The exercise: Without the pictures, return all of the material exactly as written.

Provided material:
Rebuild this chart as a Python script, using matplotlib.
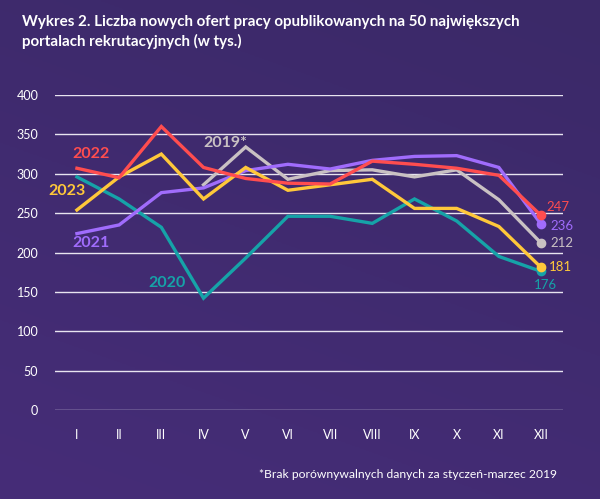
import matplotlib
matplotlib.use("Agg")
import matplotlib.pyplot as plt
import numpy as np

plt.rcParams['font.family'] = ['Lato', 'DejaVu Sans']

miesiace = ["I", "II", "III", "IV", "V", "VI", "VII", "VIII", "IX", "X", "XI", "XII"]

oferty_2019 = [None, None, None, 286, 334, 293, 304, 305, 296, 305, 267, 212]
oferty_2020 = [296, 268, 232, 142, 193, 246, 246, 237, 268, 240, 195, 176]
oferty_2021 = [224, 235, 276, 282, 304, 312, 306, 317, 322, 323, 308, 236]
oferty_2022 = [307, 295, 360, 308, 294, 288, 287, 316, 312, 307, 298, 247]
oferty_2023 = [254, 296, 325, 268, 308, 279, 286, 293, 256, 256, 233, 181]

serie = [
    ("2019*", oferty_2019, "#c9c1c3"),
    ("2020", oferty_2020, "#16a3a8"),
    ("2021", oferty_2021, "#a06cfc"),
    ("2023", oferty_2023, "#ffc83a"),
    ("2022", oferty_2022, "#ff4d4f"),
]

# pozycje etykiet z nazwami lat (x w indeksach miesiecy, y w tys.)
etykiety_lat = {
    "2022": (-0.12, 325),
    "2023": (-0.68, 278),
    "2021": (-0.1, 212),
    "2020": (1.7, 161),
    "2019*": (3.0, 339),
}
# pozycje wartosci na koncu (x, y)
etykiety_konca = {
    "2022": (11.12, 258, "left"),
    "2021": (11.22, 234, "left"),
    "2019*": (11.22, 212, "left"),
    "2023": (11.18, 181, "left"),
    "2020": (11.1, 159, "center"),
}

fig = plt.figure(figsize=(6.0, 4.99), dpi=100)

# tlo z lekkim gradientem
bg = fig.add_axes([0, 0, 1, 1])
gy, gx = np.mgrid[0:1:200j, 0:1:200j]
c_top = np.array([0x3b, 0x29, 0x68]) / 255
c_bot = np.array([0x46, 0x2d, 0x78]) / 255
t = (0.7 * gy + 0.3 * (1 - gx))[..., None]
img = c_top * (1 - t) + c_bot * t
bg.imshow(img, aspect="auto", extent=[0, 1, 0, 1], origin="upper")
bg.axis("off")

ax = fig.add_axes([55 / 600, 1 - 410 / 499, 508 / 600, 315 / 499])
ax.set_facecolor("none")
for s in ax.spines.values():
    s.set_visible(False)

x = np.arange(len(miesiace))
for nazwa, wartosci, kolor in serie:
    y = np.array([np.nan if v is None else v for v in wartosci], dtype=float)
    ax.plot(x, y, color=kolor, lw=2.4, solid_joinstyle="miter", zorder=3)
    ax.plot(x[-1], y[-1], "o", color=kolor, ms=6, zorder=4)
    lx, ly = etykiety_lat[nazwa]
    ax.text(lx, ly, nazwa, color=kolor, fontsize=11.5, fontweight="bold",
            ha="left", va="center", clip_on=False)
    ex, ey, ha = etykiety_konca[nazwa]
    ax.text(ex, ey, str(wartosci[-1]), color=kolor,
            fontsize=9.5, ha=ha, va="center", clip_on=False)

ax.set_xlim(-0.52, 11.52)
ax.set_ylim(0, 400)
ax.set_yticks(range(0, 401, 50))
ax.set_xticks(x)
ax.set_xticklabels(miesiace)
ax.yaxis.grid(True, color="#e8e4f0", lw=1.0)
ax.set_axisbelow(True)
ax.tick_params(axis="both", length=0, colors="white", labelsize=9)
ax.tick_params(axis="y", pad=12)
ax.tick_params(axis="x", pad=14)

fig.text(22 / 600, 1 - 32 / 499,
         "Wykres 2. Liczba nowych ofert pracy opublikowanych na 50 największych\nportalach rekrutacyjnych (w tys.)",
         color="white", fontsize=10.9, fontweight="bold", ha="left", va="center",
         linespacing=1.45)
fig.text(557 / 600, 1 - 474 / 499,
         "*Brak porównywalnych danych za styczeń-marzec 2019",
         color="white", fontsize=8.7, ha="right", va="center")

fig.savefig("out.png", dpi=100)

Answer below:
Rebuild this chart as a Python script, using matplotlib.
import matplotlib
matplotlib.use("Agg")
import matplotlib.pyplot as plt
import numpy as np

plt.rcParams['font.family'] = ['Lato', 'DejaVu Sans']

miesiace = ["I", "II", "III", "IV", "V", "VI", "VII", "VIII", "IX", "X", "XI", "XII"]

oferty_2019 = [None, None, None, 286, 334, 293, 304, 305, 296, 305, 267, 212]
oferty_2020 = [296, 268, 232, 142, 193, 246, 246, 237, 268, 240, 195, 176]
oferty_2021 = [224, 235, 276, 282, 304, 312, 306, 317, 322, 323, 308, 236]
oferty_2022 = [307, 295, 360, 308, 294, 288, 287, 316, 312, 307, 298, 247]
oferty_2023 = [254, 296, 325, 268, 308, 279, 286, 293, 256, 256, 233, 181]

serie = [
    ("2019*", oferty_2019, "#c9c1c3"),
    ("2020", oferty_2020, "#16a3a8"),
    ("2021", oferty_2021, "#a06cfc"),
    ("2023", oferty_2023, "#ffc83a"),
    ("2022", oferty_2022, "#ff4d4f"),
]

# pozycje etykiet z nazwami lat (x w indeksach miesiecy, y w tys.)
etykiety_lat = {
    "2022": (-0.12, 325),
    "2023": (-0.68, 278),
    "2021": (-0.1, 212),
    "2020": (1.7, 161),
    "2019*": (3.0, 339),
}
# pozycje wartosci na koncu (x, y)
etykiety_konca = {
    "2022": (11.12, 258, "left"),
    "2021": (11.22, 234, "left"),
    "2019*": (11.22, 212, "left"),
    "2023": (11.18, 181, "left"),
    "2020": (11.1, 159, "center"),
}

fig = plt.figure(figsize=(6.0, 4.99), dpi=100)

# tlo z lekkim gradientem
bg = fig.add_axes([0, 0, 1, 1])
gy, gx = np.mgrid[0:1:200j, 0:1:200j]
c_top = np.array([0x3b, 0x29, 0x68]) / 255
c_bot = np.array([0x46, 0x2d, 0x78]) / 255
t = (0.7 * gy + 0.3 * (1 - gx))[..., None]
img = c_top * (1 - t) + c_bot * t
bg.imshow(img, aspect="auto", extent=[0, 1, 0, 1], origin="upper")
bg.axis("off")

ax = fig.add_axes([55 / 600, 1 - 410 / 499, 508 / 600, 315 / 499])
ax.set_facecolor("none")
for s in ax.spines.values():
    s.set_visible(False)

x = np.arange(len(miesiace))
for nazwa, wartosci, kolor in serie:
    y = np.array([np.nan if v is None else v for v in wartosci], dtype=float)
    ax.plot(x, y, color=kolor, lw=2.4, solid_joinstyle="miter", zorder=3)
    ax.plot(x[-1], y[-1], "o", color=kolor, ms=6, zorder=4)
    lx, ly = etykiety_lat[nazwa]
    ax.text(lx, ly, nazwa, color=kolor, fontsize=11.5, fontweight="bold",
            ha="left", va="center", clip_on=False)
    ex, ey, ha = etykiety_konca[nazwa]
    ax.text(ex, ey, str(wartosci[-1]), color=kolor,
            fontsize=9.5, ha=ha, va="center", clip_on=False)

ax.set_xlim(-0.52, 11.52)
ax.set_ylim(0, 400)
ax.set_yticks(range(0, 401, 50))
ax.set_xticks(x)
ax.set_xticklabels(miesiace)
ax.yaxis.grid(True, color="#e8e4f0", lw=1.0)
ax.set_axisbelow(True)
ax.tick_params(axis="both", length=0, colors="white", labelsize=9)
ax.tick_params(axis="y", pad=12)
ax.tick_params(axis="x", pad=14)

fig.text(22 / 600, 1 - 32 / 499,
         "Wykres 2. Liczba nowych ofert pracy opublikowanych na 50 największych\nportalach rekrutacyjnych (w tys.)",
         color="white", fontsize=10.9, fontweight="bold", ha="left", va="center",
         linespacing=1.45)
fig.text(557 / 600, 1 - 474 / 499,
         "*Brak porównywalnych danych za styczeń-marzec 2019",
         color="white", fontsize=8.7, ha="right", va="center")

fig.savefig("out.png", dpi=100)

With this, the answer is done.